5.2 Empfehlungen Um Betroffenen von geschlechtsspezifischer Gewalt in Flüchtlingsunterkünften effektive Schutzmaßnahmen zu gewähren, wird ein Schwerpunkt auch auf der schnellen behördlichen Umverteilung und damit im Zuständigkeitsbereich der Ausländer- und Sozialbehörden liegen. Aufgrund der aktuellen Belastung dieser Behörden durch die steigende Anzahl von Asylanträgen ist die Diskussion derzeit stark verengt auf Fragen nach der Unterbringung und Kostenlast. Aber auch wenn die Länder derzeit zuallererst vor der Herausforderung stehen, Obdachlosigkeit zu vermeiden, ist es wichtig, in der Fachdiskussion nicht beim Status Quo stehen zu bleiben. Jetzt werden die Weichen gestellt für den Aufbau weiterer Unterkünfte und damit auch für die Lebensbedingungen von geflüchteten Frauen. Eine „neue“ Problematik allein in die Diskussion und die Forderungskataloge für die Unterbringung einzu-

führen, stellt eine Herausforderung dar. Hier könnte es sich anbieten, aktuell laufende Prozesse zu nutzen. Ein solcher Prozess ist die Umsetzung der reformierten EU-Aufnahmerichtlinie, die Maßnahmen zur Versorgung und Unterbringung „besonders schutzbedürftiger Personen“ wie z. B. Schwangere, Alleinerziehende oder auch gewaltbetroffene Personen vorsieht.96 Hierzu gibt es bereits verschiedene Projekte und Initiativen in den Bundesländern. Zur Umsetzung der menschenrechtlichen Verpflichtungen zum Schutz von Frauen und LSBTI vor geschlechtsspezifischer Gewalt macht das Deutsche Institut für Menschenrechte folgende Empfehlungen. Der Schwerpunkt liegt dabei auf dem Schutz von Frauen. Im Bereich von LSBTI sind diesbezüglich viele Aspekte noch zu diskutieren.

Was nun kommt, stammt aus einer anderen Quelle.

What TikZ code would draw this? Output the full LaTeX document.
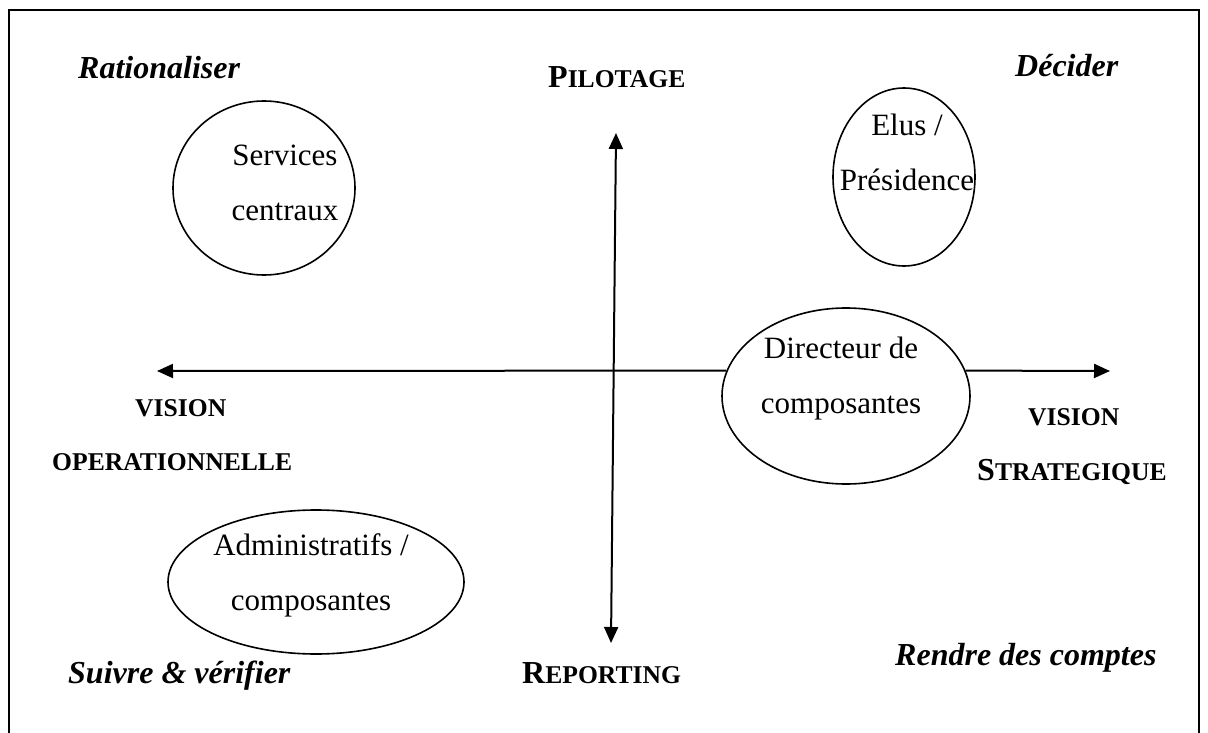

5.2.1 Anpassung der Verfahren in Ausländer- und Sozialbehörden an den Schutzbedarf Organisation von kurzfristigem Schutz durch die Ausländer- und Sozialbehörden Eines der dringlichsten Probleme ist die Anpassung der Verfahren von Ausländer- und Sozialbehörden an die kurzfristigen Schutzbedarfe der Betroffenen von geschlechtsspezifischer Gewalt. Um die menschenrechtlichen Vorgaben der Istanbul-Konvention zu gewährleisten, sind verschiedene Wege denkbar: Entweder werden im Fall von geschlechtsspezifischer Gewalt die rechtlichen Einschränkungen der Bewegungsfreiheit der Betroffenen aufgehoben und damit ihre Wehrfähigkeit erhöht. Ohne Gesetzesänderung könnte dies dadurch gewährleistet werden, dass die Betroffenen unverzüglich aus der Verpflichtung entlassen werden, in der Erstaufnahme zu wohnen, sowie die Erlaubnis des Bundesamtes für Migration und Flüchtlinge (BAMF) erhalten, den ihnen räumlich gestatteten Bereich zu verlassen und / oder ihre Wohnsitzauflage wird auf das gesamte Bundesland erweitert. Entsprechende Regelungen könnten in den Bundes- und Landesvorgaben für die Ausländerbehörden verankert werden. Sie hätten aber zur Folge, dass in der Regel die Betroffenen die Unterkunft verlassen müssten. Ob das in allen Fällen zu einem

96 Zwar hätte die Richtlinie bereits bis Ende Juli 2015 umgesetzt werden müssen, aufgrund von Verzögerungen ist der Prozess aber noch nicht abgeschlossen: Bundestag (2015): Antwort der Bundesregierung auf die Kleine Anfrage der Fraktion DIE LINKE, psychosoziale Betreuung und Behandlung von traumatisierten Flüchtlingen, Drucksache 18/4622 vom 29. 04. 2015, S. 8: Die Bundesregierung prüft derzeit die erforderlichen Schritte zur Umsetzung der Richtlinie.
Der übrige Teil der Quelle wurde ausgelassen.